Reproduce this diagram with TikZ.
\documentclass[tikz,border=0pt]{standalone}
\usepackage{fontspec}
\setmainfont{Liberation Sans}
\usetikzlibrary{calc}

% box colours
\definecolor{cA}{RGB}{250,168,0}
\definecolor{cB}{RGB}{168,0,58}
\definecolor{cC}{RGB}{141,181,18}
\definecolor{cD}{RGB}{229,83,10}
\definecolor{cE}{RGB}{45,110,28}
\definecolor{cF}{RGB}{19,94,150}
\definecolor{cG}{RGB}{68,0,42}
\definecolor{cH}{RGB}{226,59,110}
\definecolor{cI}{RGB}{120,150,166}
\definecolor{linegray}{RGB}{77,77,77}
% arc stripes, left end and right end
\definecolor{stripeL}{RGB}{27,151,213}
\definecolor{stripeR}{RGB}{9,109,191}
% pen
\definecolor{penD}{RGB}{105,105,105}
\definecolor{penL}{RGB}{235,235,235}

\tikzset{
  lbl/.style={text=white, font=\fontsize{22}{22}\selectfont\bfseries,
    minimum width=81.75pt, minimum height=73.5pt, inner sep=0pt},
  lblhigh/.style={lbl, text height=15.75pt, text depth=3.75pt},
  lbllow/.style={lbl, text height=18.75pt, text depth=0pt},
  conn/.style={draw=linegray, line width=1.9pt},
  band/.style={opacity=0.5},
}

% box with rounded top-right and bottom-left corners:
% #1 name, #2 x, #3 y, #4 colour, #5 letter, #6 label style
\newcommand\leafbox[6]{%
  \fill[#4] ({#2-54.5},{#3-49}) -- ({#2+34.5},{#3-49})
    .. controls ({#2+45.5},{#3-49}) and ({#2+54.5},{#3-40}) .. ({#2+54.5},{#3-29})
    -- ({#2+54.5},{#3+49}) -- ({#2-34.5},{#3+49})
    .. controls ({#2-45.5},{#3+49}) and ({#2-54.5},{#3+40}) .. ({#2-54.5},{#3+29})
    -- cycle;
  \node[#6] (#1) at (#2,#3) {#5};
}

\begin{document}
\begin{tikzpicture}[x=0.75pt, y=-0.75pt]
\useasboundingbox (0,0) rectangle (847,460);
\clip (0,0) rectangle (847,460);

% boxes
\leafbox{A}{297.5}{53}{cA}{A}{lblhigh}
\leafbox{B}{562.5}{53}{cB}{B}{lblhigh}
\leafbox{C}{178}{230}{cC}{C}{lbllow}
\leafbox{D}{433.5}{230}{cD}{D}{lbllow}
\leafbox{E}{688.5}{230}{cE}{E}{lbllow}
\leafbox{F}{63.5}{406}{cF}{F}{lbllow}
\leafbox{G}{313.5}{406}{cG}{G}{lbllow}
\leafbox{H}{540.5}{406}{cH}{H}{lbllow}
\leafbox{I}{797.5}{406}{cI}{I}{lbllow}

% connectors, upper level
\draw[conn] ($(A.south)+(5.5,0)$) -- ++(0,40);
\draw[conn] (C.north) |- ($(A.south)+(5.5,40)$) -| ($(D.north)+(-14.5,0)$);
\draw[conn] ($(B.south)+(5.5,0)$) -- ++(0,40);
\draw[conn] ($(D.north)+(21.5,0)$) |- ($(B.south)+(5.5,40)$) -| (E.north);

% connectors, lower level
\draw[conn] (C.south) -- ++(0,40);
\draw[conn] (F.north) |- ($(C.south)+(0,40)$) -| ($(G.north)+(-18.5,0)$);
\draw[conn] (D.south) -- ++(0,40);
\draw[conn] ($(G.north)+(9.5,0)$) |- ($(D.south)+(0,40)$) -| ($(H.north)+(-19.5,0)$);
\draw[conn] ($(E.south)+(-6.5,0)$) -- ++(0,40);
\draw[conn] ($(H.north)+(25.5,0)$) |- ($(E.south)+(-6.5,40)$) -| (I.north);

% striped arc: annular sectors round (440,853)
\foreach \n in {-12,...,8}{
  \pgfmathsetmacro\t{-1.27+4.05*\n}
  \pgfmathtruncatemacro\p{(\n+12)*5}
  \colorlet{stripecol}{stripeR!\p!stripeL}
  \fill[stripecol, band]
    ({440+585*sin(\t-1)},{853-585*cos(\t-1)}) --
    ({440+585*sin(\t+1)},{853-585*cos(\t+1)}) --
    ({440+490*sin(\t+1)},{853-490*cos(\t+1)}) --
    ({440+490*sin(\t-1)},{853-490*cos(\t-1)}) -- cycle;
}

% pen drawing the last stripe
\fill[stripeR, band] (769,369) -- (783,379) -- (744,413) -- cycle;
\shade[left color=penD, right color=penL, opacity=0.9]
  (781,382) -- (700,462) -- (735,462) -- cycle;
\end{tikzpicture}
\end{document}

■ ■ ■ ■ ■ ■ ■

• [Aim] Copy out the whole listing exactly as written.

• [Reply to the exercise]
Reproduce this diagram with TikZ.
\documentclass[tikz,border=0pt]{standalone}
\usepackage{fontspec}
\setmainfont{Liberation Sans}
\usetikzlibrary{calc}

% box colours
\definecolor{cA}{RGB}{250,168,0}
\definecolor{cB}{RGB}{168,0,58}
\definecolor{cC}{RGB}{141,181,18}
\definecolor{cD}{RGB}{229,83,10}
\definecolor{cE}{RGB}{45,110,28}
\definecolor{cF}{RGB}{19,94,150}
\definecolor{cG}{RGB}{68,0,42}
\definecolor{cH}{RGB}{226,59,110}
\definecolor{cI}{RGB}{120,150,166}
\definecolor{linegray}{RGB}{77,77,77}
% arc stripes, left end and right end
\definecolor{stripeL}{RGB}{27,151,213}
\definecolor{stripeR}{RGB}{9,109,191}
% pen
\definecolor{penD}{RGB}{105,105,105}
\definecolor{penL}{RGB}{235,235,235}

\tikzset{
  lbl/.style={text=white, font=\fontsize{22}{22}\selectfont\bfseries,
    minimum width=81.75pt, minimum height=73.5pt, inner sep=0pt},
  lblhigh/.style={lbl, text height=15.75pt, text depth=3.75pt},
  lbllow/.style={lbl, text height=18.75pt, text depth=0pt},
  conn/.style={draw=linegray, line width=1.9pt},
  band/.style={opacity=0.5},
}

% box with rounded top-right and bottom-left corners:
% #1 name, #2 x, #3 y, #4 colour, #5 letter, #6 label style
\newcommand\leafbox[6]{%
  \fill[#4] ({#2-54.5},{#3-49}) -- ({#2+34.5},{#3-49})
    .. controls ({#2+45.5},{#3-49}) and ({#2+54.5},{#3-40}) .. ({#2+54.5},{#3-29})
    -- ({#2+54.5},{#3+49}) -- ({#2-34.5},{#3+49})
    .. controls ({#2-45.5},{#3+49}) and ({#2-54.5},{#3+40}) .. ({#2-54.5},{#3+29})
    -- cycle;
  \node[#6] (#1) at (#2,#3) {#5};
}

\begin{document}
\begin{tikzpicture}[x=0.75pt, y=-0.75pt]
\useasboundingbox (0,0) rectangle (847,460);
\clip (0,0) rectangle (847,460);

% boxes
\leafbox{A}{297.5}{53}{cA}{A}{lblhigh}
\leafbox{B}{562.5}{53}{cB}{B}{lblhigh}
\leafbox{C}{178}{230}{cC}{C}{lbllow}
\leafbox{D}{433.5}{230}{cD}{D}{lbllow}
\leafbox{E}{688.5}{230}{cE}{E}{lbllow}
\leafbox{F}{63.5}{406}{cF}{F}{lbllow}
\leafbox{G}{313.5}{406}{cG}{G}{lbllow}
\leafbox{H}{540.5}{406}{cH}{H}{lbllow}
\leafbox{I}{797.5}{406}{cI}{I}{lbllow}

% connectors, upper level
\draw[conn] ($(A.south)+(5.5,0)$) -- ++(0,40);
\draw[conn] (C.north) |- ($(A.south)+(5.5,40)$) -| ($(D.north)+(-14.5,0)$);
\draw[conn] ($(B.south)+(5.5,0)$) -- ++(0,40);
\draw[conn] ($(D.north)+(21.5,0)$) |- ($(B.south)+(5.5,40)$) -| (E.north);

% connectors, lower level
\draw[conn] (C.south) -- ++(0,40);
\draw[conn] (F.north) |- ($(C.south)+(0,40)$) -| ($(G.north)+(-18.5,0)$);
\draw[conn] (D.south) -- ++(0,40);
\draw[conn] ($(G.north)+(9.5,0)$) |- ($(D.south)+(0,40)$) -| ($(H.north)+(-19.5,0)$);
\draw[conn] ($(E.south)+(-6.5,0)$) -- ++(0,40);
\draw[conn] ($(H.north)+(25.5,0)$) |- ($(E.south)+(-6.5,40)$) -| (I.north);

% striped arc: annular sectors round (440,853)
\foreach \n in {-12,...,8}{
  \pgfmathsetmacro\t{-1.27+4.05*\n}
  \pgfmathtruncatemacro\p{(\n+12)*5}
  \colorlet{stripecol}{stripeR!\p!stripeL}
  \fill[stripecol, band]
    ({440+585*sin(\t-1)},{853-585*cos(\t-1)}) --
    ({440+585*sin(\t+1)},{853-585*cos(\t+1)}) --
    ({440+490*sin(\t+1)},{853-490*cos(\t+1)}) --
    ({440+490*sin(\t-1)},{853-490*cos(\t-1)}) -- cycle;
}

% pen drawing the last stripe
\fill[stripeR, band] (769,369) -- (783,379) -- (744,413) -- cycle;
\shade[left color=penD, right color=penL, opacity=0.9]
  (781,382) -- (700,462) -- (735,462) -- cycle;
\end{tikzpicture}
\end{document}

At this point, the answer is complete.